Requirement -> Without the pictures, extract every line from the start of the material to the line containing "515, 560, 600]", both ends included.

Data section ->
^^^^^^^^^^^^^^^^

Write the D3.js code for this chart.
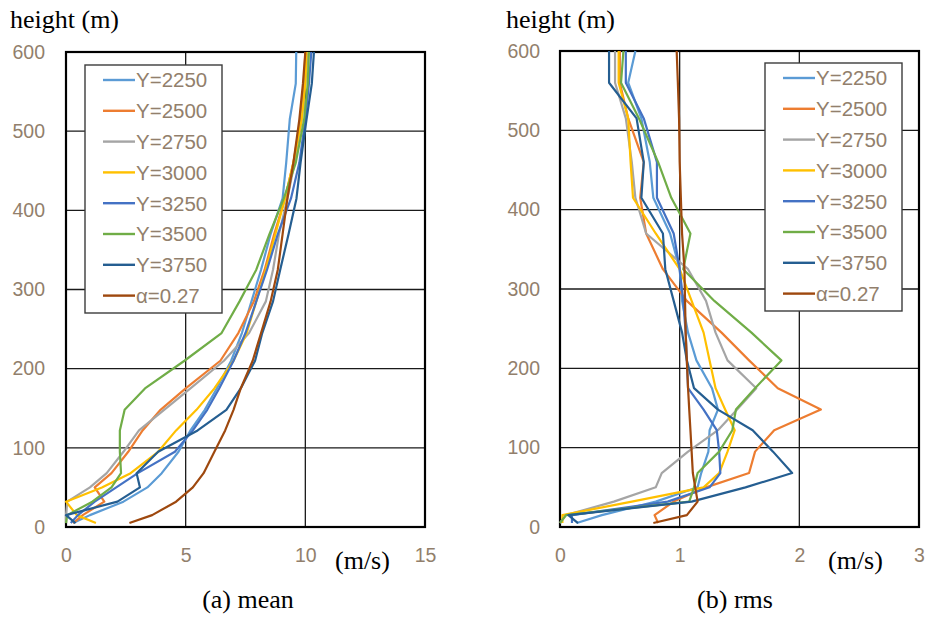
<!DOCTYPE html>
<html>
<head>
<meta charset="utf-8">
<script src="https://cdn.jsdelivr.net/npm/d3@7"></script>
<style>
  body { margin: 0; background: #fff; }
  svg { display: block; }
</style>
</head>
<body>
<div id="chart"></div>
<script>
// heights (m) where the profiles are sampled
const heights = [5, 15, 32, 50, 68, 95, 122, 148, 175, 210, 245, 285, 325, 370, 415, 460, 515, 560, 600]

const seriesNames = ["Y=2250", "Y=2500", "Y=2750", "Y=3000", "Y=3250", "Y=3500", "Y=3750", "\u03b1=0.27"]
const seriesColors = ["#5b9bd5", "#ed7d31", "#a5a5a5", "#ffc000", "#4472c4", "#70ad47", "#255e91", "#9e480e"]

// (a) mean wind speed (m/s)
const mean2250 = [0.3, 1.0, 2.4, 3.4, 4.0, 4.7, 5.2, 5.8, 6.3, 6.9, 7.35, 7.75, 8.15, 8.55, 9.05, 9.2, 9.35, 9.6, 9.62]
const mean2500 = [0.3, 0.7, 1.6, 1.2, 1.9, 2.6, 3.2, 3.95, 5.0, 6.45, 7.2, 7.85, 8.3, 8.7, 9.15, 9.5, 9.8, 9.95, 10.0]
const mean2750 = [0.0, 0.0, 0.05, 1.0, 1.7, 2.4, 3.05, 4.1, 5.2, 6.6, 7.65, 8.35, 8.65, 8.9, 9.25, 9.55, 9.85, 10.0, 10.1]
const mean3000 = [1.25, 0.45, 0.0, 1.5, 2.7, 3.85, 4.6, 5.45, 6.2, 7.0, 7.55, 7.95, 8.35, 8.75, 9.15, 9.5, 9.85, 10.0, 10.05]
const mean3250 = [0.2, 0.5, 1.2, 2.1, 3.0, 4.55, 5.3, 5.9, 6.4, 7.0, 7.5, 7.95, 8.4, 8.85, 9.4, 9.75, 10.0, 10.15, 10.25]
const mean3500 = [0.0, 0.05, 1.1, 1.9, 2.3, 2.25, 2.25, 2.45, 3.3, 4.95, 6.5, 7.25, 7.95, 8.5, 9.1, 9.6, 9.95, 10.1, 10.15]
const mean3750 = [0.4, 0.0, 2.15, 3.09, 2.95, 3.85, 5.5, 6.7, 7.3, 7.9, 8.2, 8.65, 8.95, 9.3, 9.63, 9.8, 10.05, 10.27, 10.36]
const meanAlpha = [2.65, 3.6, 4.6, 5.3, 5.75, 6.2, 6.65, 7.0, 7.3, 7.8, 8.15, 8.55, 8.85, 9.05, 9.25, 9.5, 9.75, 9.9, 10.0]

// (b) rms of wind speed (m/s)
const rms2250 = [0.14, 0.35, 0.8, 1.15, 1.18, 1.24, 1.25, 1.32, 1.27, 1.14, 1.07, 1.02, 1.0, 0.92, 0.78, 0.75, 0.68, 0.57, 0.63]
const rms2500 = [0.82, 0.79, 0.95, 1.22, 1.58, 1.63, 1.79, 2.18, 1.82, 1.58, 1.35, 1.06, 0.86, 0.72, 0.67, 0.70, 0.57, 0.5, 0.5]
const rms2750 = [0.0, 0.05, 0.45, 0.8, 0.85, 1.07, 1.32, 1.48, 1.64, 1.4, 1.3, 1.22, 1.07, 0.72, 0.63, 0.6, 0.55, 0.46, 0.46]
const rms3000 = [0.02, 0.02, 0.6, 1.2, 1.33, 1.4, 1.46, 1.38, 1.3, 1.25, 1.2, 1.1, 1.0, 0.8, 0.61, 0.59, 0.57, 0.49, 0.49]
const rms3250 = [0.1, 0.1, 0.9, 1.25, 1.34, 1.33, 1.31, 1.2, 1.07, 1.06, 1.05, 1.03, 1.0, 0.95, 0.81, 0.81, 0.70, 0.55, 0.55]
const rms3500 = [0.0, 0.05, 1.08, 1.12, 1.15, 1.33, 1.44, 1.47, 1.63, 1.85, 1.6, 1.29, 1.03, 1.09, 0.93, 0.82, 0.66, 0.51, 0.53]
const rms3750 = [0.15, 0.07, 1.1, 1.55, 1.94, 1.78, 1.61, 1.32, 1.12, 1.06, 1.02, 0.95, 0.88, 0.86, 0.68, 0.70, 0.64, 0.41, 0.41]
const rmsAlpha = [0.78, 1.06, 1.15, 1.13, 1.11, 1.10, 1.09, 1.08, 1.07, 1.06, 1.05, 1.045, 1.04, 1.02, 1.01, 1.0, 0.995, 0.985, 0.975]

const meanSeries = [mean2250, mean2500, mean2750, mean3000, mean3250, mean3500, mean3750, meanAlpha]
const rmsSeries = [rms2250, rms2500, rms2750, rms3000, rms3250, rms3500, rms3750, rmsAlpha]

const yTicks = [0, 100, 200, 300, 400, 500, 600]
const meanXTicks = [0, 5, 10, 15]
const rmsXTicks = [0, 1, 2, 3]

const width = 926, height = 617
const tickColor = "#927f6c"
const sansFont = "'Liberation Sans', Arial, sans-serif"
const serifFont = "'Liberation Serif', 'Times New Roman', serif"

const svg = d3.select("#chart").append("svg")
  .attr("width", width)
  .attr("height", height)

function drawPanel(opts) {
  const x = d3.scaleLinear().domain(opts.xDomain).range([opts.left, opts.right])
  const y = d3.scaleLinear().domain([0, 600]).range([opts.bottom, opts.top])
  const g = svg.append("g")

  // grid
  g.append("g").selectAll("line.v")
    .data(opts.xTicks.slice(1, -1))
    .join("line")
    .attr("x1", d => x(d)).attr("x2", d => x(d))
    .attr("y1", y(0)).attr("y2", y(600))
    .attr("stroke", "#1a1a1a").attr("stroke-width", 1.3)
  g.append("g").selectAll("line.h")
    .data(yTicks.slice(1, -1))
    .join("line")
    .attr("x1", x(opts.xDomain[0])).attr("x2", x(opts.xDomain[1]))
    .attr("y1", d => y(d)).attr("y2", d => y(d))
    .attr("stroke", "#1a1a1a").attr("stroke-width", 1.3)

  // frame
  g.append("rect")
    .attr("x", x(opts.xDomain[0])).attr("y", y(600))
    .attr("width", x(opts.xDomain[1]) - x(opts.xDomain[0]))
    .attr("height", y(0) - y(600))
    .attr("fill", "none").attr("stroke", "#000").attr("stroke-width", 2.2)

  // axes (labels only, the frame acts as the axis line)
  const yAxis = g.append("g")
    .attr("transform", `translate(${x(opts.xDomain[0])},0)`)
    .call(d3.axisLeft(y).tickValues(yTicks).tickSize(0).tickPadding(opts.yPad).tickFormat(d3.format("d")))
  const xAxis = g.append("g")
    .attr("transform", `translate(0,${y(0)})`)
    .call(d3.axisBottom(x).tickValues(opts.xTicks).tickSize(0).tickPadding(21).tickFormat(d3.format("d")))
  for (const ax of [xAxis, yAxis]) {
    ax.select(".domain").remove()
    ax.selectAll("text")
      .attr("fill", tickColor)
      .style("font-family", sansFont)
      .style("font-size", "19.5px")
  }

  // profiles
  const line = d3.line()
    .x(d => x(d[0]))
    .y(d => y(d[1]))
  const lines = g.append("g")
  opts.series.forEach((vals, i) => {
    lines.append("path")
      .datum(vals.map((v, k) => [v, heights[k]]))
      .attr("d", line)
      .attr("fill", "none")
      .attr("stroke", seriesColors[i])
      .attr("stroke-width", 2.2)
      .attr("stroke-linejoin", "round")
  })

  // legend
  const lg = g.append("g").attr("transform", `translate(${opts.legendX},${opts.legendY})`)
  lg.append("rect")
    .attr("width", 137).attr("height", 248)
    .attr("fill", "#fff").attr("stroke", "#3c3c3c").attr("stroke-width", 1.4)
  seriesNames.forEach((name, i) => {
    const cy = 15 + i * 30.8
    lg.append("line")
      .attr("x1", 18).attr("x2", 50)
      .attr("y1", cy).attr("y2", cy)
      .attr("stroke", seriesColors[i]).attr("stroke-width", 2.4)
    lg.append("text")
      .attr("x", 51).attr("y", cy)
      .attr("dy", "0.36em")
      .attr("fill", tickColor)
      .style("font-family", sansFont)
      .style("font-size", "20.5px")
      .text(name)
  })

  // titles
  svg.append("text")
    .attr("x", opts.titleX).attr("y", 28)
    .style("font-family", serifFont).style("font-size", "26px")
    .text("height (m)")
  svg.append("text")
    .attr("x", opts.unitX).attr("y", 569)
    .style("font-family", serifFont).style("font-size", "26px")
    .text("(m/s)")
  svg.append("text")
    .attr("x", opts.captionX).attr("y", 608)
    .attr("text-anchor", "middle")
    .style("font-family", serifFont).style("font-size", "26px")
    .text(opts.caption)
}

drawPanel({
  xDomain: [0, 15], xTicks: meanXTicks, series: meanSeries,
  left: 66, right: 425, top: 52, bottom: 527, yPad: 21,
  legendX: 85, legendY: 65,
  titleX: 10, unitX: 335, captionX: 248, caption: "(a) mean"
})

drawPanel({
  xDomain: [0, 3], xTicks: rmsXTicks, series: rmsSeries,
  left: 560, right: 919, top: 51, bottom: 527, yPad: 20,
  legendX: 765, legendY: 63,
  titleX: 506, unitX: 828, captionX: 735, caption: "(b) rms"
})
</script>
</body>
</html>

^^^^^^^^^^^^^^^^

Complete answer ->
Write the D3.js code for this chart.
<!DOCTYPE html>
<html>
<head>
<meta charset="utf-8">
<script src="https://cdn.jsdelivr.net/npm/d3@7"></script>
<style>
  body { margin: 0; background: #fff; }
  svg { display: block; }
</style>
</head>
<body>
<div id="chart"></div>
<script>
// heights (m) where the profiles are sampled
const heights = [5, 15, 32, 50, 68, 95, 122, 148, 175, 210, 245, 285, 325, 370, 415, 460, 515, 560, 600]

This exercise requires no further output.